Once Agricola had made his speech (oddly, not as rousing or poignant as Calgacus’), he put his battleplan into action. Facing the warbands directly were the auxiliary regiments, 8,000 soldiers in all, and protecting their flanks were 3,000 cavalry. The legions werestationed in front of the rampart, clearly near a camp, but behind the auxiliaries to act as a reserve. Tacitus was quick to point out that a victory was esteemed all the greater if no Roman blood was shed.
The preliminaries were dominated by charioteers racing back and forth on the ground between the two front lines. Volleys of javelins were exchanged. And then Agricola ordered the Batavian and Tungrian auxiliary cohorts to advance in close order. There appears to have been no Caledonian charge at this point. The long Roman shields and short stabbing swords were far more effective than the cavalry sabres and small parrying shields of the native warriors, and the auxiliaries began to gain ground, moving up the slopes of the mountain. Then Calgacus engaged the bulk of the confederate army in a flanking movement, an attempt to roll up the Roman line and encircle them. But Agricola sent in his reserve cavalry and they themselves not only prevented this but managed to work themselves in behind the warbands.
At that moment everything changed. Panic seems to have seized the Caledonian army. From Tacitus’ description, the battle broke into a series of separate rearguard actions. The warbands retreated, regrouped and fought back. But momentum was with Agricola’s men and by nightfall they had won the field. They could not follow victory with annihilation, the sort of mass slaughter which often disfigured Roman strategy. The bulk of Calgacus’ army vanished into their mountain heartlands. Agricola continued his march but, since the campaigning season was almost over and winter was threatening, the army returned to camp.
Domitian professed himself delighted at the victory at Mons Graupius (Tacitus was doubtful: what he dreaded most of all was for the name of a subject to be exalted above that of the Emperor) and awarded Agricola triumphal insignia, a public statue and an honorary triumph. At Richborough something even more spectacular was created. On the site where Claudius’ troops invaded Britain in 43, Domitian had a huge triumphal arch erected to mark the moment when he completed the conquest of the province with the battle at Mons Graupius. The arch was clad with Carrara marble and had gilded bronze statuary to decorate it. The imperial family, Domitian’s father, brother and uncle, had all served in Britain and it seems that he saw its final subjugation as a personal Flavian triumph. Perhaps a state visit was planned. It never happened and all that remains are some impressive foundations at Richborough.
Tacitus was bitter about Domitian’s shoddy treatment of Agricola on his recall to Rome:
So that his entry would not attract attention by crowds flocking to welcome him, he avoided the friends who wanted to pay their respects and came into the city by night, and by night also, just as he had been instructed, to the Palace. He was greeted with a perfunctory kiss and then dismissed without a word, into the crowd of courtiers.
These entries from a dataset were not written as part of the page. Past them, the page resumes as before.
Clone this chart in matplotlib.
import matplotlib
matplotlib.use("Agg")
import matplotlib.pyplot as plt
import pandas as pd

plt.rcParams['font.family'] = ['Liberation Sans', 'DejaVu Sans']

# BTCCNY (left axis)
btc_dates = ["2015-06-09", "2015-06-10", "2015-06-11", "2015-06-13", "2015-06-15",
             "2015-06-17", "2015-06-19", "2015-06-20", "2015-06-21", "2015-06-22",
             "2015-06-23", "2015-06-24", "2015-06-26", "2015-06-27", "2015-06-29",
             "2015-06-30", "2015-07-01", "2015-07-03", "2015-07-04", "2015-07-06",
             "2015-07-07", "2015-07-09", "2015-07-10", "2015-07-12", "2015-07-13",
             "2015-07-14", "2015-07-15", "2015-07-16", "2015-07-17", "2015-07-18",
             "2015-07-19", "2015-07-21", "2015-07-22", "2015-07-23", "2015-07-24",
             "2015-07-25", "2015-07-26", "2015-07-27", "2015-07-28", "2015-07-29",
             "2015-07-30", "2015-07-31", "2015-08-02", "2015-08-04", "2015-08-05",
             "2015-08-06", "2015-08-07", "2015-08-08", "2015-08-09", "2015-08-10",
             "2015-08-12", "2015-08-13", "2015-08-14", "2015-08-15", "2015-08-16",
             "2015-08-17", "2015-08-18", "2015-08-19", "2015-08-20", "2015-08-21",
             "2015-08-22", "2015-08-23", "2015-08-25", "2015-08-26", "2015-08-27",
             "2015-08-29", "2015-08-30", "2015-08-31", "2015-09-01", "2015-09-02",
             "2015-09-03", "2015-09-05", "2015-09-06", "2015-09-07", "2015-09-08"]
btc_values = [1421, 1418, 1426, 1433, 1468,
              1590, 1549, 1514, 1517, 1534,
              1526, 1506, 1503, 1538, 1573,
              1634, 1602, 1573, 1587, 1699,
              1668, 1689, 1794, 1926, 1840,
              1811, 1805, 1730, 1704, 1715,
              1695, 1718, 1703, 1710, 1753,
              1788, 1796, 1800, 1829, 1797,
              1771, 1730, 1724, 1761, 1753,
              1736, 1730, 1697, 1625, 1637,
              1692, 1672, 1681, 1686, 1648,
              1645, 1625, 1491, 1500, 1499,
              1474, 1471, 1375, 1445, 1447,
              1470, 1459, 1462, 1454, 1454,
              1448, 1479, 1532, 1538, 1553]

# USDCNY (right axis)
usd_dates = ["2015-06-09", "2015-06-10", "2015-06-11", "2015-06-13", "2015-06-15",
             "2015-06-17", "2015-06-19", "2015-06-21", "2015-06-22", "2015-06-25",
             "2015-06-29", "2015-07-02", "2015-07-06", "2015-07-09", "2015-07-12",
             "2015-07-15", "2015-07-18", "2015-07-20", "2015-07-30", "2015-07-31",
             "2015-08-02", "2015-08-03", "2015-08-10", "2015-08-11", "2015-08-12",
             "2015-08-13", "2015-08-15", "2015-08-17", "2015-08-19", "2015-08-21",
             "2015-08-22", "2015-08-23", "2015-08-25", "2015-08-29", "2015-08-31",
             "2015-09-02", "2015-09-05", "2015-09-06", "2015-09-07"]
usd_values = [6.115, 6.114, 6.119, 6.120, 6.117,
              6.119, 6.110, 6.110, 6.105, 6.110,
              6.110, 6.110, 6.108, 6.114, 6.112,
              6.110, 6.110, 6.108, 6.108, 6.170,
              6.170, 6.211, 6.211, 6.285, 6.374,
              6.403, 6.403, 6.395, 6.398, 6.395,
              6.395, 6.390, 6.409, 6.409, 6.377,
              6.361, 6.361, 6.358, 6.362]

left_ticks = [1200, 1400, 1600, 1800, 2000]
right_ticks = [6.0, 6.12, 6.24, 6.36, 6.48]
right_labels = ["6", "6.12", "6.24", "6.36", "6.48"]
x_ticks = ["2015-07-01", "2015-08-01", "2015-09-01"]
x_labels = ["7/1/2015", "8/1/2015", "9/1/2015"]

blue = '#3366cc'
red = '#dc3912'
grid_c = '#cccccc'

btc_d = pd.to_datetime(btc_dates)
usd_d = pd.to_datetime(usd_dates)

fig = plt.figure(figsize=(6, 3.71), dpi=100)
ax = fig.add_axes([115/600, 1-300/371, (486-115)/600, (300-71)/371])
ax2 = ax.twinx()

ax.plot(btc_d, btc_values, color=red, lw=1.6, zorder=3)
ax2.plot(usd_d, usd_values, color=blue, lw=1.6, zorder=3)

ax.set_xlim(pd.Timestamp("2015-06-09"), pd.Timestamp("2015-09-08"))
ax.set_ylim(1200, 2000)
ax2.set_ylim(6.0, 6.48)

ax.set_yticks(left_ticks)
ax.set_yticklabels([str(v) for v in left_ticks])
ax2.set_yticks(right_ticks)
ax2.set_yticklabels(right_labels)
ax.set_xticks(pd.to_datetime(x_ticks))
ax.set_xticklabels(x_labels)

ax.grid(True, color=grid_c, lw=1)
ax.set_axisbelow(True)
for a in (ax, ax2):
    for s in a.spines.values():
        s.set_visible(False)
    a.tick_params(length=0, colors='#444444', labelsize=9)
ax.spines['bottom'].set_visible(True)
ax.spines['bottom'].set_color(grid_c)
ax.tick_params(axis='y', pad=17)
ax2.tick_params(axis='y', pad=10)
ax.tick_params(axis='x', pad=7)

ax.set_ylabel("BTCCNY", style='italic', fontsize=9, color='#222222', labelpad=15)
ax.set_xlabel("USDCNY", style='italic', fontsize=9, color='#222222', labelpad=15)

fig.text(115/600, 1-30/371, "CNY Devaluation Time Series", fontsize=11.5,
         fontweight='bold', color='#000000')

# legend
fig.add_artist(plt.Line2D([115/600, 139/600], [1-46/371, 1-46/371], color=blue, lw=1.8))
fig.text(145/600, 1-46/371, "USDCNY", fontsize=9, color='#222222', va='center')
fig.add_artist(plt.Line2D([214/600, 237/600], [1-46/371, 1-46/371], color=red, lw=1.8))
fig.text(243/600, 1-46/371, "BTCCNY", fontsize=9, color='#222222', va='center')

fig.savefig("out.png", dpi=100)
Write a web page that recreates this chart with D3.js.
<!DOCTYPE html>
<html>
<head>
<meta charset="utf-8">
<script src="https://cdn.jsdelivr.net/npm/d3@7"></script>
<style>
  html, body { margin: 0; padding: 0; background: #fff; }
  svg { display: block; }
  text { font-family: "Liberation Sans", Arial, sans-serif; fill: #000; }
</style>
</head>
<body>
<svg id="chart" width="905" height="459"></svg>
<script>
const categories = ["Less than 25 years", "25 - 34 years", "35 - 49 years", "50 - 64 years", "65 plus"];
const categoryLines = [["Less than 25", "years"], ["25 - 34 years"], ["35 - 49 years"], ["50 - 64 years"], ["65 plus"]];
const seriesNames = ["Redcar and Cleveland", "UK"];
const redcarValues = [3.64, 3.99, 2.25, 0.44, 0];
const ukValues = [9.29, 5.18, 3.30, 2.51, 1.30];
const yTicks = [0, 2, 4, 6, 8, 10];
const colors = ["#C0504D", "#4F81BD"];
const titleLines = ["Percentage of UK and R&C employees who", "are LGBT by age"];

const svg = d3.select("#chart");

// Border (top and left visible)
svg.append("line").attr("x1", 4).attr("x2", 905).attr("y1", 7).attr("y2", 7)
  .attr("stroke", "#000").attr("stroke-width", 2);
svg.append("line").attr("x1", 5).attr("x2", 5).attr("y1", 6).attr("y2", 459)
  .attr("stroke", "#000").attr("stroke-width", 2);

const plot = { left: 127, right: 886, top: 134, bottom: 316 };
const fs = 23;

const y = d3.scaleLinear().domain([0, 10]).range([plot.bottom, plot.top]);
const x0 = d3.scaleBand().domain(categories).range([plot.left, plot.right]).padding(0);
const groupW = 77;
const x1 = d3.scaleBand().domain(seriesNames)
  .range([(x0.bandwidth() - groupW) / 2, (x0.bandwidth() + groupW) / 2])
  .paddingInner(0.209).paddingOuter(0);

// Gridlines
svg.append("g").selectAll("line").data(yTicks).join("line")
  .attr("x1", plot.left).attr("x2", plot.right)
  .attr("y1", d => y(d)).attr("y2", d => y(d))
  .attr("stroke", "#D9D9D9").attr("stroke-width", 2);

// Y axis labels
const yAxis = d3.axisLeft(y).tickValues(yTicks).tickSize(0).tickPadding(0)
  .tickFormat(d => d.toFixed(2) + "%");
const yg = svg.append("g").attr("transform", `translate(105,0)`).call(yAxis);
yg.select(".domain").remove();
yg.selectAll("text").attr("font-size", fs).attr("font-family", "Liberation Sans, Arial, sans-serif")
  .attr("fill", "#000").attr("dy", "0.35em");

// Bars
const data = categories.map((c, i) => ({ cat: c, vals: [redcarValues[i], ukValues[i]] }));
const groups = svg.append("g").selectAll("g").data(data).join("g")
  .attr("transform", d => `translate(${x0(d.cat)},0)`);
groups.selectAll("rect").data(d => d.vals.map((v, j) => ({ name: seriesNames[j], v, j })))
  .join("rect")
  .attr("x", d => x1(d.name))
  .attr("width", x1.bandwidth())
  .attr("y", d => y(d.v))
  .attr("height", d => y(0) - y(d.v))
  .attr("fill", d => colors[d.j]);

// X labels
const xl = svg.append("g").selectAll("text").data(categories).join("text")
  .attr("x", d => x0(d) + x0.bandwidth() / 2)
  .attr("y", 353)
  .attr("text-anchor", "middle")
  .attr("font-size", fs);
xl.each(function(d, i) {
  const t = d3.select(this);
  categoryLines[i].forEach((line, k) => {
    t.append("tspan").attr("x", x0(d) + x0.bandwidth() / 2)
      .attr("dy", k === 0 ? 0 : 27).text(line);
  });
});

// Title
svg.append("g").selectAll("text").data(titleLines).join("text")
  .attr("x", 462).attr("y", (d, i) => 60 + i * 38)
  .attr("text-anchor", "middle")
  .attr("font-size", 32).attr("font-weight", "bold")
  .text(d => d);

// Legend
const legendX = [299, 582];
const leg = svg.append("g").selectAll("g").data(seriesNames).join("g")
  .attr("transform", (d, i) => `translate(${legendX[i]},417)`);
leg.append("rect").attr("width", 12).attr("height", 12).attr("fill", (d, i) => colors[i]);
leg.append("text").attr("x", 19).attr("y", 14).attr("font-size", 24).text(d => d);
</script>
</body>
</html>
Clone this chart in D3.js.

Historians are never objective, and while Tacitus did not waver from his adulation of Agricola, his father-in-law, he does sometimes make surprising comments – for a Roman aristocrat. For example, he affords some dignity to barbarians and is occasionally cynical about the motives and methods of the Empire. His own life story may offer some clues to the origin of these unexpected sensitivities. Publius Cornelius Tacitus was born around AD 58, and his father had been an imperial official of some sort in the Rhineland. The family may have come from southern Gaul, like Agricola, and may have spoken Latin with a slight Celtic accent. The name is unusual and was probably coined as a nickname – the Quiet Man. Tacitus did not live up to it. After being made a senator by Vespasian, promoted by Titus and even by the hated Domitian, he became famous as a public speaker as well as a historian. The ultimate accolade came in 97 when Tacitus served as a consul.
With the conclusion of the Agricola, the written historical record for Britain is plunged suddenly into darkness. After so much detail for the years from AD 77 to 84, there is very little surviving material between then and the mid 90s. Even the name of Agricola’s successor as Governor of Britannia is unknown.
It is clear, however, that Mons Graupius was the stimulus for a huge building project in Scotland. At Inchtuthil, on the River Tay near Perth, a legionary fortress was begun in 84. The XX Valeria Victrix, Agricola’s own legion, was to be stationed there and, much in the way that Caerleon glowered at the Silures of South Wales, Inchtuthil was to keep the defeated Caledonii in check. But the fortress was never completed. Trouble threatened elsewhere in the Empire and a legion was withdrawn from Britain. Deliberately and carefully dismantled (a million iron nails were found buried in a pit), Inchtuthil was abandoned in 86 and the edges of the Roman Empire retreated south from Caledonia – and stayed there. Tacitus could not restrain his disgust: Britain was completely conquered – and straight away let go.
Much further south Agricola’s consolidation and good government began to have its effect. The Romans were not only in Britain to stay, but they and their empire also presented opportunities. Those who wanted to do business with the garrisons had to learn Latin, and there is evidence that many merchants and manufacturers did. This process of acculturation is partly reflected in the nature of the 600 or so loanwords from Latin which are still detectable in modern Welsh. These were adapted for things new to Britain after 43 and they say something about cultural difference. For example, llyfr is from liber for a book, ffos is from fossa for a ditch, and ffenestr from fenestra for a window. Even Welsh christian-names remember the Empire. Iestyn is from Justinus and even Tacitus survives as Tegid.
In the Agricola, Tacitus relates how the Governor had fostered Romanisation as a matter of policy:
. . . those who had once shunned the Latin language now sought fluency and eloquence in it. Roman dress too became popular and the toga was frequently seen. Little by little there was a slide towards the allurements of degeneracy: assembly rooms, bathing establishments, and smart dinner parties. In their naivety the Britons called it civilisation when it was really part of their servitude.